The answer: not many. Pressed further, Samuel clarified the only wideout he really watches closely is, well, himself.
Given where he is after nine games and another tour-de-Deebo performance against the Rams on Monday night, that makes sense. After all, it would be hard for Samuel to learn much from other receivers when there is nobody in the league quite like him.
"It's a unique talent," quarterback Jimmy Garoppolo said. "Just the durability of the guy, the route running ability, the mental capacity just to keep everything he has in his head that he has to do on a week-to-week basis, it's really impressive. The dude can play multiple positions and he's earned everything he's gotten."
Maybe we should have already reached this point but just in case it wasn't clear, let's spell it out: Samuel has earned the right to be talked about among the game's best receivers. Sure, he might not be considered a "traditional" No. 1 wideout but maybe it's time to rethink what that means.
On Monday Samuel had five catches for 97 yards and a touchdown and a career-high five carries for 36 yards and another score. Samuel lined up at multiple receiver spots, running back and even fullback.
Samuel put the finishing touches on his latest do-everything masterpiece with a 40-yard catch-and-run for a touchdown on fourth down that put the game away. Afterward, he stalked up the sideline with a big smile on his face while wearing the team's recently-acquired "playmaker chain" -- a gaudy, bedazzled and oversized 49ers helmet on a massive gold chain courtesy of injured cornerback Jason Verrett -- as a loud "Dee-bo, Dee-bo" chant rained down from the fans.
The scene had the distinct look of a full-fledged NFL superstar announcing his arrival to a national television audience.
"There's not a lot of comps, especially the way coach Shanahan and our offensive staff makes plays for him," tight end George Kittle said. "Line him up at running back and toss him the ball. Just the physicality that he plays with every single snap and he can score every single play. You've got a guy like that, it's pretty amazing."

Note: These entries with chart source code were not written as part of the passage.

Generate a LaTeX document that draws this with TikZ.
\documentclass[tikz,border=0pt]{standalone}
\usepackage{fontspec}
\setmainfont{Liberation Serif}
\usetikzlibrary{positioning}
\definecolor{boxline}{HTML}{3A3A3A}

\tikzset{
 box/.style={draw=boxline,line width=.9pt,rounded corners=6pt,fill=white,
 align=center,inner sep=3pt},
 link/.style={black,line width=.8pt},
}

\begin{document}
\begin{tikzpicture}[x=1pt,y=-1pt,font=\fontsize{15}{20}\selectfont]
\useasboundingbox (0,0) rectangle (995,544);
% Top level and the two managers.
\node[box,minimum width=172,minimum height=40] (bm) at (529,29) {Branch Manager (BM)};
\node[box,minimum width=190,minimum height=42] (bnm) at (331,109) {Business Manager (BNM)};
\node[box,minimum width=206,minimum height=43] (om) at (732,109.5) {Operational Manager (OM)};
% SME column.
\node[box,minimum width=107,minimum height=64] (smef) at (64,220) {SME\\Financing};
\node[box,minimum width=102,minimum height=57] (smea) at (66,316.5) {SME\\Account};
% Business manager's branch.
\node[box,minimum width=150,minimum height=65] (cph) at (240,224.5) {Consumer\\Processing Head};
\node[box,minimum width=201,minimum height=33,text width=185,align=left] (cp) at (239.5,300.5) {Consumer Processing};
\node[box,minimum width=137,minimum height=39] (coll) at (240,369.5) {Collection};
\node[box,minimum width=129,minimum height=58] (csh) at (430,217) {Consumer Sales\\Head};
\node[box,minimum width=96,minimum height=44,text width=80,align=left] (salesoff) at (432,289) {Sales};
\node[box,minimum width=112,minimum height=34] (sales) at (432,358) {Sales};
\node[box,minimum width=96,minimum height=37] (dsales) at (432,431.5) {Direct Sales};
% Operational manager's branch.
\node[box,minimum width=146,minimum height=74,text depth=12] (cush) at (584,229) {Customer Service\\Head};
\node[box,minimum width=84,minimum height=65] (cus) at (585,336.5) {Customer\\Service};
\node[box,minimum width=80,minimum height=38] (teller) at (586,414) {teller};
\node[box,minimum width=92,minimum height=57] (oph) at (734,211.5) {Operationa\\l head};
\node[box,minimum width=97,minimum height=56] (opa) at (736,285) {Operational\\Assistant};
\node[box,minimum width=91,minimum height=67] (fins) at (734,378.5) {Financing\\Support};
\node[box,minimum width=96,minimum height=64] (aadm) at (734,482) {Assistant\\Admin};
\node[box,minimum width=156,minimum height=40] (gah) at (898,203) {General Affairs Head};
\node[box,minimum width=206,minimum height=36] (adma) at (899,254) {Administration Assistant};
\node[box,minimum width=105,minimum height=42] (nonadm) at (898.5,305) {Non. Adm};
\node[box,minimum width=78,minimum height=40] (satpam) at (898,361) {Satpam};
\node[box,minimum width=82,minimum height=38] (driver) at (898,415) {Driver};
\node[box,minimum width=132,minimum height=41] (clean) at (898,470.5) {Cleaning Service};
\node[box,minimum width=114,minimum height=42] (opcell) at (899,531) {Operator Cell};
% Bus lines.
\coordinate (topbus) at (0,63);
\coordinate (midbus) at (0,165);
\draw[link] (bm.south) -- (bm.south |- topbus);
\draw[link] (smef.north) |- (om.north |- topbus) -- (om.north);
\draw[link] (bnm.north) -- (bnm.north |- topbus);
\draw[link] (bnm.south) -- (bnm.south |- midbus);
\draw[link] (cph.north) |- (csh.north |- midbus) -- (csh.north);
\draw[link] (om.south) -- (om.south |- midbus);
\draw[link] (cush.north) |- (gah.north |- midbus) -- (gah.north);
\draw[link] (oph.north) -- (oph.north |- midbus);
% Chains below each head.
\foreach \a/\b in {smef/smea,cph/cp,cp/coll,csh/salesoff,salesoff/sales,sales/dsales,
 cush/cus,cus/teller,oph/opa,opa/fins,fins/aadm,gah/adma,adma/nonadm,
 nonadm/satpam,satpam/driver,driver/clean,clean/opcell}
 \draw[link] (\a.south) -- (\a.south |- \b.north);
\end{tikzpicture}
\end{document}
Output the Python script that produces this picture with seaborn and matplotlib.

How amazing has Samuel's breakout season been? Consider:
Samuel is second in the NFL with 979 receiving yards, which is also the second-most through nine games in franchise history.
That total is good for 43% of the team's receiving yards, the highest percentage by any player through nine games since Antonio Brown in 2015.
His 517 yards after the catch leads the NFL and gives him a chance to be the first wideout to do that since Demaryius Thomas in 2013. He's also averaging 9.6 yards after the catch per reception, which would be the highest for any receiver with 50 or more receptions over the past 15 seasons.
And that's just the damage Samuel has done while playing wide receiver. The Niners have dabbled with using Samuel as a running back in the past, but they've been doing it more frequently this season. He has eight carries for 50 yards in those situations and looks more than comfortable.
With all that's asked of him, one might think Samuel has too much on his plate. If he does, he sure isn't showing it.
"You kind of know what running plays you're going to get so it's not too much stress on learning the running back position," Samuel said. "At first it was kind of hard but as time goes, it just gets easier and easier."
And harder and harder for opposing defenses to stop.